### Data for this task

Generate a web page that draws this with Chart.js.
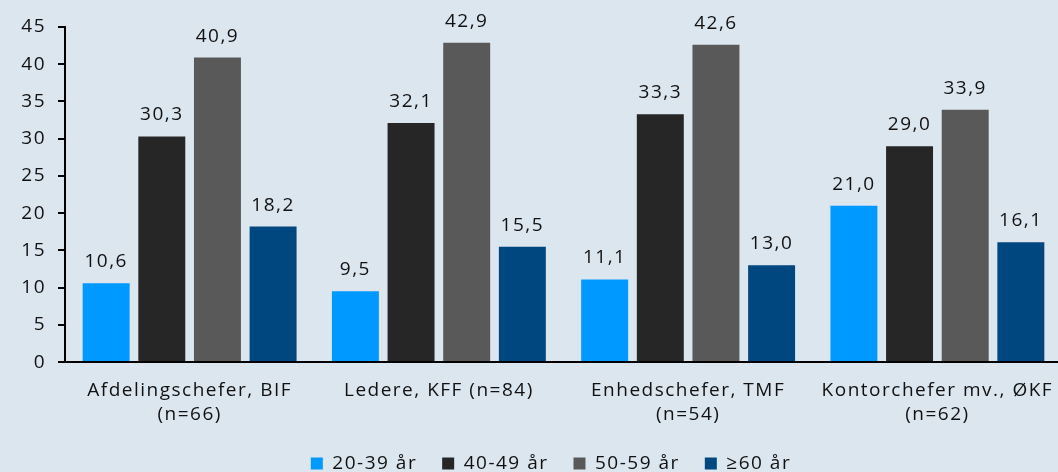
<!DOCTYPE html>
<html>
<head>
<meta charset="utf-8">
<script src="https://cdn.jsdelivr.net/npm/chart.js@4/dist/chart.umd.min.js"></script>
<style>
  html, body { margin: 0; padding: 0; background: #dce6ef; overflow: hidden; }
  #wrap { width: 1062px; height: 472px; position: relative; }
</style>
</head>
<body>
<div id="wrap"><canvas id="chart"></canvas></div>
<script>
// categories (labels on two lines)
const categories = [
    ["Afdelingschefer, BIF", "(n=66)"],
    ["Ledere, KFF (n=84)"],
    ["Enhedschefer, TMF", "(n=54)"],
    ["Kontorchefer mv., ØKF", "(n=62)"]
];
const seriesNames = ["20-39 år", "40-49 år", "50-59 år", "≥60 år"];
const seriesColors = ["#0099ff", "#262626", "#595959", "#00467f"];
const age2039 = [10.6, 9.5, 11.1, 21.0];
const age4049 = [30.3, 32.1, 33.3, 29.0];
const age5059 = [40.9, 42.9, 42.6, 33.9];
const age60 = [18.2, 15.5, 13.0, 16.1];
const yTicks = [0, 5, 10, 15, 20, 25, 30, 35, 40, 45];

const police = "'Open Sans', sans-serif";
const taille = 19;
const espacement = "1.5px";
const serie = [age2039, age4049, age5059, age60];

// espacement des lettres (la police d'origine est plus large)
const lettres = {
    id: 'lettres',
    beforeLayout(chart){ chart.ctx.letterSpacing = espacement; },
    beforeDraw(chart){ chart.ctx.letterSpacing = espacement; },
    // légende décalée vers la droite comme dans l'original
    afterLayout(chart){ if(chart.legend){ chart.legend.left += 40; } }
};

// etiquettes de valeur au-dessus des barres
const etiquettes = {
    id: 'etiquettes',
    afterDatasetsDraw(chart){
        const ctx = chart.ctx;
        ctx.save();
        ctx.font = taille + "px " + police;
        ctx.fillStyle = "#111";
        ctx.textAlign = "center";
        ctx.textBaseline = "alphabetic";
        chart.data.datasets.forEach((ds, i) => {
            chart.getDatasetMeta(i).data.forEach((bar, j) => {
                const txt = ds.data[j].toFixed(1).replace('.', ',');
                ctx.fillText(txt, bar.x, bar.y - 16);
            });
        });
        ctx.restore();
    }
};

var myChart = new Chart(document.getElementById('chart').getContext('2d'), {
    type: 'bar',
    data: {
        labels: categories,
        datasets: serie.map((d, i) => ({
            label: seriesNames[i],
            data: d,
            backgroundColor: seriesColors[i],
            borderWidth: 0,
            categoryPercentage: 0.893,
            barPercentage: 0.844
        }))
    },
    options: {
        responsive: true,
        maintainAspectRatio: false,
        animation: false,
        layout: { padding: { top: 27, right: 0, left: 0, bottom: -11 } },
        plugins: {
            legend: {
                position: 'bottom',
                labels: {
                    font: { family: police, size: taille },
                    color: "#111",
                    boxWidth: 12,
                    boxHeight: 12,
                    padding: 25
                }
            },
            tooltip: { enabled: false }
        },
        scales: {
            x: {
                grid: { display: false },
                border: { color: "#000", width: 2 },
                afterFit: function(axis){
                    axis.height -= 7;
                    axis.paddingRight = 0;
                    axis.paddingLeft = 0;
                },
                ticks: {
                    font: { family: police, size: taille, lineHeight: 1.26 },
                    color: "#111",
                    maxRotation: 0,
                    autoSkip: false,
                    padding: 9
                }
            },
            y: {
                min: 0,
                max: 45,
                afterFit: function(axis){ axis.width = 65; },
                afterBuildTicks: function(axis){ axis.ticks = yTicks.map(v => ({ value: v })); },
                grid: { drawOnChartArea: false, drawTicks: true, tickLength: 7, color: "#000", lineWidth: 2 },
                border: { color: "#000", width: 2 },
                ticks: {
                    font: { family: police, size: taille },
                    color: "#111",
                    padding: 12
                }
            }
        }
    },
    plugins: [lettres, etiquettes]
});
</script>
</body>
</html>
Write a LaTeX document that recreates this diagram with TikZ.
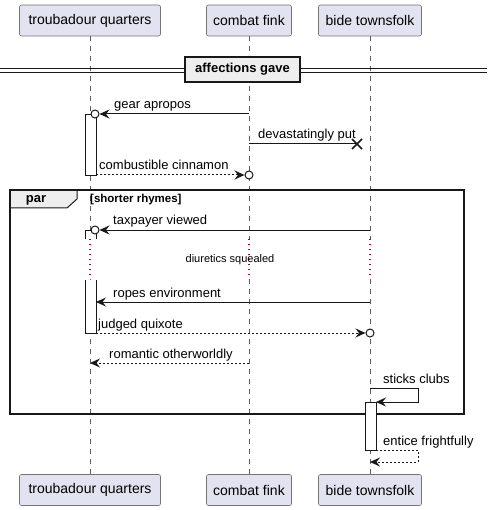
\documentclass[tikz,border=0pt]{standalone}
\usepackage{fontspec}
\setmainfont{Liberation Sans}
\usetikzlibrary{arrows.meta}
\definecolor{partfill}{HTML}{E2E2F0}
\definecolor{ln}{HTML}{181818}
\definecolor{grpfill}{HTML}{EEEEEE}
\definecolor{delaycol}{HTML}{A80036}
\tikzset{
  part/.style={draw=ln!60, line width=0.6pt, fill=partfill, rounded corners=2pt,
    minimum height=31pt, inner sep=0pt, font=\fontsize{14}{16}\selectfont},
  life/.style={draw=ln!70, line width=0.6pt, dash pattern=on 5pt off 5pt},
  delayline/.style={draw=delaycol, line width=1.1pt, dash pattern=on 1.2pt off 3.8pt},
  msg/.style={draw=ln, line width=1pt, -{Stealth[length=10pt,width=9pt,inset=3.5pt]}},
  ret/.style={msg, dash pattern=on 2pt off 2pt},
  plainmsg/.style={draw=ln, line width=1pt},
  mlabel/.style={font=\fontsize{13}{15}\selectfont, anchor=base west, inner sep=0pt},
  bar/.style={draw=ln, line width=0.8pt, fill=white},
  endcirc/.style={draw=ln, line width=1pt, fill=white},
}
\begin{document}
\begin{tikzpicture}[x=1pt,y=-1pt]
\useasboundingbox (0,0) rectangle (490,510);

% participants
\node[part, minimum width=141pt] (tA) at (90,20.5) {troubadour quarters};
\node[part, minimum width=85pt]  (tB) at (249,20.5) {combat fink};
\node[part, minimum width=103pt] (tC) at (370,20.5) {bide townsfolk};
\node[part, minimum width=141pt] (bA) at (90,490) {troubadour quarters};
\node[part, minimum width=85pt]  (bB) at (249,490) {combat fink};
\node[part, minimum width=103pt] (bC) at (370,490) {bide townsfolk};

% lifelines with delay
\coordinate (Ad1) at (90,239); \coordinate (Ad2) at (90,279);
\coordinate (Bd1) at (249,239); \coordinate (Bd2) at (249,279);
\coordinate (Cd1) at (370,239); \coordinate (Cd2) at (370,279);
\draw[life] (tA.south) -- (Ad1); \draw[delayline] (Ad1) -- (Ad2); \draw[life] (Ad2) -- (bA.north);
\draw[life] (tB.south) -- (Bd1); \draw[delayline] (Bd1) -- (Bd2); \draw[life] (Bd2) -- (bB.north);
\draw[life] (tC.south) -- (Cd1); \draw[delayline] (Cd1) -- (Cd2); \draw[life] (Cd2) -- (bC.north);
\node[font=\fontsize{11}{13}\selectfont, inner sep=0pt] (dl) at (230,260) {diuretics squealed};

% divider
\draw[draw=ln, line width=0.9pt] (0,68) -- (487,68) (0,72) -- (487,72);
\node[draw=ln, line width=1.5pt, fill=grpfill, minimum width=115pt, minimum height=25pt,
  inner sep=0pt, font=\bfseries\fontsize{13}{15}\selectfont] (div) at (242.5,69.5) {affections gave};

% par group
\draw[draw=ln, line width=1pt, fill=grpfill] (10,190) -- (77,190) -- (77,199) -- (67,208) -- (10,208) -- cycle;
\draw[draw=ln, line width=1.5pt] (10,190) rectangle (464,414);
\node[font=\bfseries\fontsize{13}{15}\selectfont, inner sep=0pt] (par) at (36,200) {par};
\node[font=\bfseries\fontsize{11.5}{13}\selectfont, anchor=west, inner sep=0pt] (guard) at (90,199.5) {[shorter rhymes]};

% activation bars
\draw[bar] (85,114) rectangle (96,175);
\fill[white] (85,230) rectangle (96,239);
\draw[draw=ln, line width=0.8pt] (85,239) -- (85,230) -- (96,230) -- (96,239);
\fill[white] (85,280) rectangle (96,333);
\draw[draw=ln, line width=0.8pt] (85,280) -- (85,333) -- (96,333) -- (96,280);
\draw[bar] (365,402) rectangle (376,450);

% gear apropos
\coordinate (m1s) at (249,114); \coordinate (m1e) at (99.5,114);
\draw[msg] (m1s) -- (m1e);
\draw[endcirc] (95,114) circle (4pt);
\node[mlabel] (l1) at (114,109) {gear apropos};

% devastatingly put
\coordinate (m2s) at (249,144); \coordinate (m2e) at (357,144);
\draw[plainmsg] (m2s) -- (m2e);
\draw[draw=ln, line width=1.6pt] (352,139) -- (362,149) (352,149) -- (362,139);
\node[mlabel] (l2) at (258,139) {devastatingly put};

% combustible cinnamon
\coordinate (m3s) at (96,175); \coordinate (m3e) at (244.5,175);
\draw[ret] (m3s) -- (m3e);
\draw[endcirc] (249,175) circle (4pt);
\node[mlabel] (l3) at (99,170) {combustible cinnamon};

% taxpayer viewed
\coordinate (m4s) at (370,230); \coordinate (m4e) at (99.5,230);
\draw[msg] (m4s) -- (m4e);
\draw[endcirc] (95,230) circle (4pt);
\node[mlabel] (l4) at (113,225) {taxpayer viewed};

% ropes environment
\coordinate (m5s) at (370,302); \coordinate (m5e) at (96,302);
\draw[msg] (m5s) -- (m5e);
\node[mlabel] (l5) at (113,297) {ropes environment};

% judged quixote
\coordinate (m6s) at (96,333); \coordinate (m6e) at (365.5,333);
\draw[ret] (m6s) -- (m6e);
\draw[endcirc] (370,333) circle (4pt);
\node[mlabel] (l6) at (98,328) {judged quixote};

% romantic otherworldly
\coordinate (m7s) at (249,363); \coordinate (m7e) at (90,363);
\draw[ret] (m7s) -- (m7e);
\node[mlabel] (l7) at (109,358) {romantic otherworldly};

% sticks clubs
\coordinate (m8s) at (370,388); \coordinate (m8e) at (376,402);
\draw[msg] (m8s) -- (418,388) -- (418,402) -- (m8e);
\node[mlabel] (l8) at (383,383) {sticks clubs};

% entice frightfully
\coordinate (m9s) at (376,450); \coordinate (m9e) at (370,462);
\draw[ret] (m9s) -- (418,450) -- (418,462) -- (m9e);
\node[mlabel] (l9) at (383,445) {entice frightfully};
\end{tikzpicture}
\end{document}
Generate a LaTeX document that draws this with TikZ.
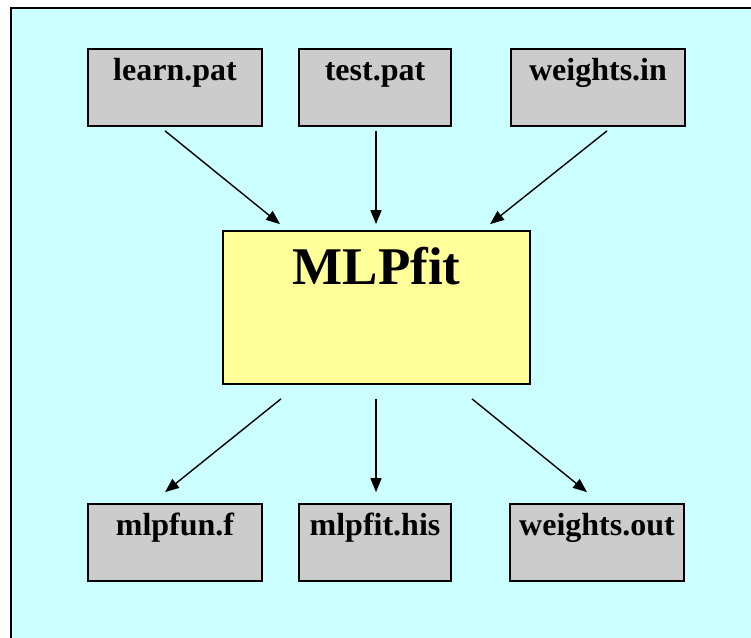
\documentclass[tikz,border=0pt]{standalone}
\usepackage{fontspec}
\setmainfont{Liberation Serif}
\usepackage{xcolor}
\usetikzlibrary{arrows.meta,calc}

\definecolor{bgcyan}{HTML}{CCFFFF}
\definecolor{filegray}{HTML}{CCCCCC}
\definecolor{progyellow}{HTML}{FFFF99}

\begin{document}
\begin{tikzpicture}[
  x=1pt, y=-1pt,
  >={Triangle[length=14pt,width=11pt]},
  filebox/.style={draw, line width=1.7pt, fill=filegray, inner sep=0pt, align=center,
    text width=#1, text height=31pt, text depth=46pt,
    font=\fontsize{32}{36}\selectfont\bfseries},
  filebox/.default=174pt,
  progbox/.style={draw, line width=1.7pt, fill=progyellow, inner sep=0pt, align=center,
    text width=307pt, text height=53pt, text depth=100pt,
    font=\fontsize{53}{60}\selectfont\bfseries},
  flow/.style={->, line width=1.4pt}
]
\useasboundingbox (0,0) rectangle (751,637);
\fill[bgcyan, draw=black, line width=2.2pt] (11,8) rectangle (770,660);

% input files
\node[filebox] (learn) at (175,87.5) {learn.pat};
\node[filebox=152pt] (test) at (375,87.5) {test.pat};
\node[filebox] (winput) at (598,87.5) {weights.in};

% program
\node[progbox] (mlp) at (376.5,307.5) {MLPfit};

% output files
\node[filebox] (mlpfun) at (175,542.5) {mlpfun.f};
\node[filebox=152pt] (mlphis) at (375,542.5) {mlpfit.his};
\node[filebox] (woutput) at (597,542.5) {weights.out};

\draw[flow] ($(learn.south)+(-10,4)$) -- ($(mlp.north)+(-96.5,-6)$);
\draw[flow] ($(test.south)+(1,4)$) -- ($(mlp.north)+(-0.5,-6)$);
\draw[flow] ($(winput.south)+(9,4)$) -- ($(mlp.north)+(113.5,-6)$);

\draw[flow] ($(mlp.south)+(-95.5,14)$) -- ($(mlpfun.north)+(-10,-11)$);
\draw[flow] ($(mlp.south)+(-0.5,14)$) -- ($(mlphis.north)+(1,-11)$);
\draw[flow] ($(mlp.south)+(95.5,14)$) -- ($(woutput.north)+(-10,-11)$);
\end{tikzpicture}
\end{document}
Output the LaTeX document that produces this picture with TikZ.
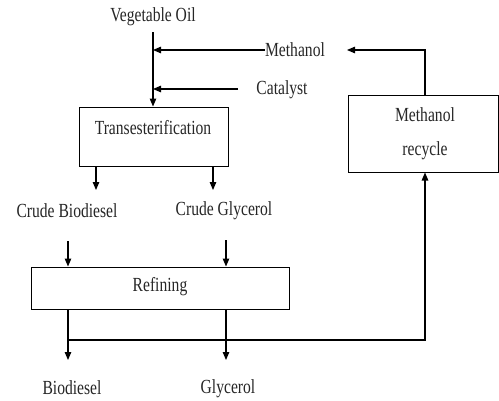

######

## What you have to do
Beginning with the line that contains "Generate a LaTeX", repeat every remaining line of the data exactly, the last line included, and omit pictures.

## Written reply
Generate a LaTeX document that draws this with TikZ.
\documentclass[tikz,border=0pt]{standalone}
\usepackage{fontspec}
\setmainfont{Liberation Serif}
\usepackage{xcolor}
\usetikzlibrary{arrows.meta,calc}

\definecolor{bgcyan}{HTML}{CCFFFF}
\definecolor{filegray}{HTML}{CCCCCC}
\definecolor{progyellow}{HTML}{FFFF99}

\begin{document}
\begin{tikzpicture}[
  x=1pt, y=-1pt,
  >={Triangle[length=14pt,width=11pt]},
  filebox/.style={draw, line width=1.7pt, fill=filegray, inner sep=0pt, align=center,
    text width=#1, text height=31pt, text depth=46pt,
    font=\fontsize{32}{36}\selectfont\bfseries},
  filebox/.default=174pt,
  progbox/.style={draw, line width=1.7pt, fill=progyellow, inner sep=0pt, align=center,
    text width=307pt, text height=53pt, text depth=100pt,
    font=\fontsize{53}{60}\selectfont\bfseries},
  flow/.style={->, line width=1.4pt}
]
\useasboundingbox (0,0) rectangle (751,637);
\fill[bgcyan, draw=black, line width=2.2pt] (11,8) rectangle (770,660);

% input files
\node[filebox] (learn) at (175,87.5) {learn.pat};
\node[filebox=152pt] (test) at (375,87.5) {test.pat};
\node[filebox] (winput) at (598,87.5) {weights.in};

% program
\node[progbox] (mlp) at (376.5,307.5) {MLPfit};

% output files
\node[filebox] (mlpfun) at (175,542.5) {mlpfun.f};
\node[filebox=152pt] (mlphis) at (375,542.5) {mlpfit.his};
\node[filebox] (woutput) at (597,542.5) {weights.out};

\draw[flow] ($(learn.south)+(-10,4)$) -- ($(mlp.north)+(-96.5,-6)$);
\draw[flow] ($(test.south)+(1,4)$) -- ($(mlp.north)+(-0.5,-6)$);
\draw[flow] ($(winput.south)+(9,4)$) -- ($(mlp.north)+(113.5,-6)$);

\draw[flow] ($(mlp.south)+(-95.5,14)$) -- ($(mlpfun.north)+(-10,-11)$);
\draw[flow] ($(mlp.south)+(-0.5,14)$) -- ($(mlphis.north)+(1,-11)$);
\draw[flow] ($(mlp.south)+(95.5,14)$) -- ($(woutput.north)+(-10,-11)$);
\end{tikzpicture}
\end{document}
Output the LaTeX document that produces this picture with TikZ.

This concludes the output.